Artificial Intelligence, which has already had a major impact on industries such as transportation, retail, energy, and banking, is only just beginning to be applied in medicine. Its profound capabilities hold promise for enabling early detection of disease and metabolic abnormalities and hope for empowering doctors and patients.
Using AI to Invent New Medical Tests
Artificial Intelligence, which has already had a major impact on industries such as transportation, retail, energy, and banking, is only just beginning to be applied in medicine. Its profound capabilities hold promise for enabling early detection of disease and metabolic abnormalities and hope for empowering doctors and patients. The great advantage of AI is its unique ability to integrate large volumes of data and identify patterns that may be subtle or difficult for humans to recognize. These subtle patterns have a huge potential to alert clinicians to important physiologic changes that need to be addressed.
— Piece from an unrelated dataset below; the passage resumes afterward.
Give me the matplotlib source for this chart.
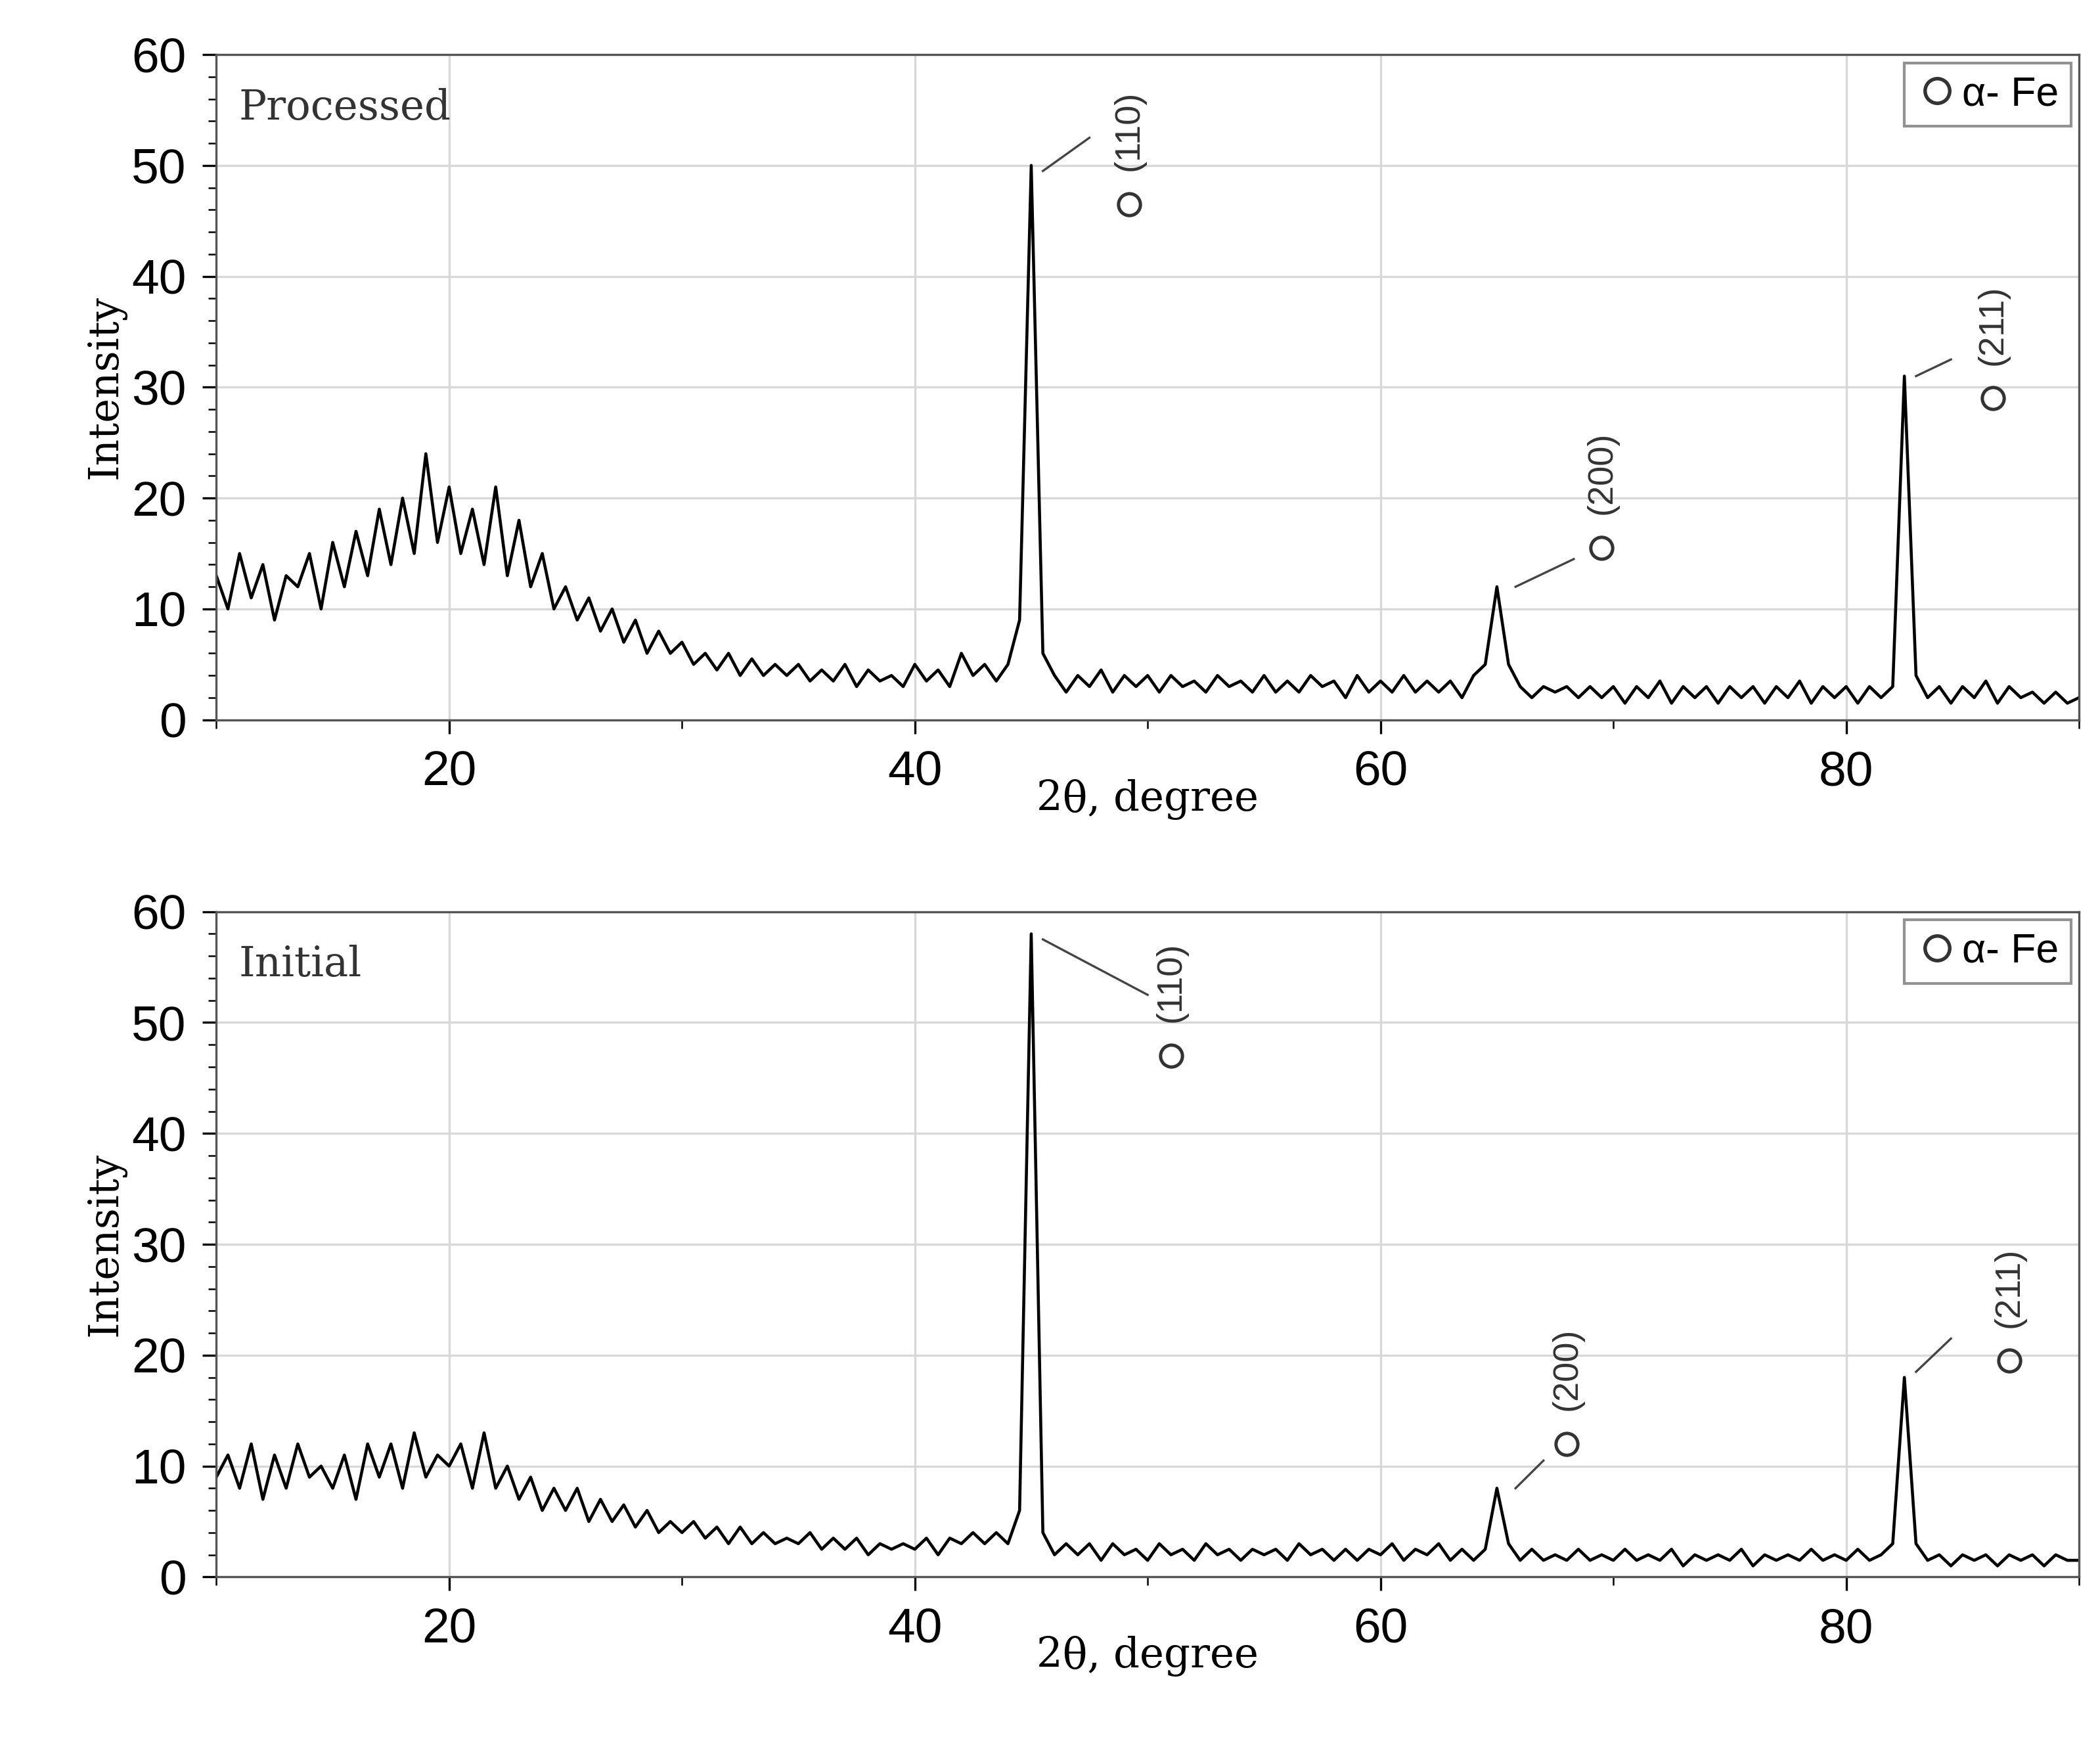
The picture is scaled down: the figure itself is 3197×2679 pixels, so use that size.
import numpy as np
import matplotlib.pyplot as plt
from matplotlib.lines import Line2D
from matplotlib.ticker import MultipleLocator

# 2-theta grid, 0.5 degree step
two_theta = np.arange(10, 90.01, 0.5)

processed = [
    13, 10, 15, 11, 14, 9, 13, 12, 15, 10,
    16, 12, 17, 13, 19, 14, 20, 15, 24, 16,
    21, 15, 19, 14, 21, 13, 18, 12, 15, 10,
    12, 9, 11, 8, 10, 7, 9, 6, 8, 6,
    7, 5, 6, 4.5, 6, 4, 5.5, 4, 5, 4,
    5, 3.5, 4.5, 3.5, 5, 3, 4.5, 3.5, 4, 3,
    5, 3.5, 4.5, 3, 6, 4, 5, 3.5, 5, 9,
    50, 6, 4, 2.5, 4, 3, 4.5, 2.5, 4, 3,
    4, 2.5, 4, 3, 3.5, 2.5, 4, 3, 3.5, 2.5,
    4, 2.5, 3.5, 2.5, 4, 3, 3.5, 2, 4, 2.5,
    3.5, 2.5, 4, 2.5, 3.5, 2.5, 3.5, 2, 4, 5,
    12, 5, 3, 2, 3, 2.5, 3, 2, 3, 2,
    3, 1.5, 3, 2, 3.5, 1.5, 3, 2, 3, 1.5,
    3, 2, 3, 1.5, 3, 2, 3.5, 1.5, 3, 2,
    3, 1.5, 3, 2, 3, 31, 4, 2, 3, 1.5,
    3, 2, 3.5, 1.5, 3, 2, 2.5, 1.5, 2.5, 1.5,
    2,
]

initial = [
    9, 11, 8, 12, 7, 11, 8, 12, 9, 10,
    8, 11, 7, 12, 9, 12, 8, 13, 9, 11,
    10, 12, 8, 13, 8, 10, 7, 9, 6, 8,
    6, 8, 5, 7, 5, 6.5, 4.5, 6, 4, 5,
    4, 5, 3.5, 4.5, 3, 4.5, 3, 4, 3, 3.5,
    3, 4, 2.5, 3.5, 2.5, 3.5, 2, 3, 2.5, 3,
    2.5, 3.5, 2, 3.5, 3, 4, 3, 4, 3, 6,
    58, 4, 2, 3, 2, 3, 1.5, 3, 2, 2.5,
    1.5, 3, 2, 2.5, 1.5, 3, 2, 2.5, 1.5, 2.5,
    2, 2.5, 1.5, 3, 2, 2.5, 1.5, 2.5, 1.5, 2.5,
    2, 3, 1.5, 2.5, 2, 3, 1.5, 2.5, 1.5, 2.5,
    8, 3, 1.5, 2.5, 1.5, 2, 1.5, 2.5, 1.5, 2,
    1.5, 2.5, 1.5, 2, 1.5, 2.5, 1, 2, 1.5, 2,
    1.5, 2.5, 1, 2, 1.5, 2, 1.5, 2.5, 1.5, 2,
    1.5, 2.5, 1.5, 2, 3, 18, 3, 1.5, 2, 1,
    2, 1.5, 2, 1, 2, 1.5, 2, 1, 2, 1.5,
    1.5,
]

peak_labels = ['(110)', '(200)', '(211)']
# (peak x, peak y, line end x, line end y, circle x, circle y, text y)
ann_processed = [(45.5, 49.5, 47.5, 52.5, 49.2, 46.5, 49.5),
                 (65.8, 12, 68.3, 14.5, 69.5, 15.5, 18.5),
                 (83, 31, 84.5, 32.5, 86.3, 29, 32)]
ann_initial = [(45.5, 57.5, 50, 52.5, 51, 47, 50)
               , (65.8, 8, 67, 10.5, 68, 12, 15)
               , (83, 18.5, 84.5, 21.5, 87, 19.5, 22.5)]

plt.rcParams['font.family'] = ['Liberation Sans', 'DejaVu Sans']

fig = plt.figure(figsize=(3197 / 300, 2679 / 300), dpi=300)
ax1 = fig.add_axes([0.103, 0.591, 0.887, 0.378])
ax2 = fig.add_axes([0.103, 0.104, 0.887, 0.378])

for ax, y, name, anns in [(ax1, processed, 'Processed', ann_processed),
                          (ax2, initial, 'Initial', ann_initial)]:
    ax.plot(two_theta, y, color='black', lw=1.1)
    ax.set_xlim(10, 90)
    ax.set_ylim(0, 60)
    ax.xaxis.set_major_locator(MultipleLocator(20))
    ax.xaxis.set_minor_locator(MultipleLocator(10))
    ax.yaxis.set_major_locator(MultipleLocator(10))
    ax.yaxis.set_minor_locator(MultipleLocator(2))
    ax.grid(True, which='major', color='#d8d8d8', lw=0.8)
    ax.tick_params(labelsize=18, direction='out', length=5, pad=6)
    ax.tick_params(which='minor', length=3)
    for s in ax.spines.values():
        s.set_color('#555555')
    ax.set_xlabel('2θ, degree', family='DejaVu Serif', fontsize=15, labelpad=-6)
    ax.set_ylabel('Intensity', family='DejaVu Serif', fontsize=15, labelpad=2)
    ax.text(0.012, 0.95, name, transform=ax.transAxes, family='DejaVu Serif',
            fontsize=15, va='top', ha='left', color='#333333')
    for lab, (px, py, lx, ly, cx, cy, ty) in zip(peak_labels, anns):
        ax.plot([px, lx], [py, ly], color='#444444', lw=0.8)
        ax.plot(cx, cy, 'o', mfc='none', mec='#333333', ms=8, mew=1.2)
        ax.text(cx, ty, lab, rotation=90, ha='center', va='bottom',
                fontsize=13, color='#333333')
    h = Line2D([], [], marker='o', mfc='none', mec='#333333', ms=9, mew=1.3, ls='none')
    leg = ax.legend([h], ['α- Fe'], loc='upper right', fontsize=15,
                    frameon=True, fancybox=False, handletextpad=0.1,
                    handlelength=1.0, borderpad=0.3, borderaxespad=0.2)
    leg.get_frame().set_edgecolor('#777777')

fig.savefig('out.png', dpi=300)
That is why the Mayo Clinic turned to the power of AI to invent a new way of detecting fluctuations of blood potassium levels that patients could easily perform at home without drawing blood. It is now preparing to submit the technology to the U.S. Food and Drug Administration for approval. This initiative to create a “bloodless blood test” offers insights into the process of creating AI-driven solutions that directly address an unmet patient or clinician need — insights that hopefully others interested in harnessing the power of AI in health care will find useful.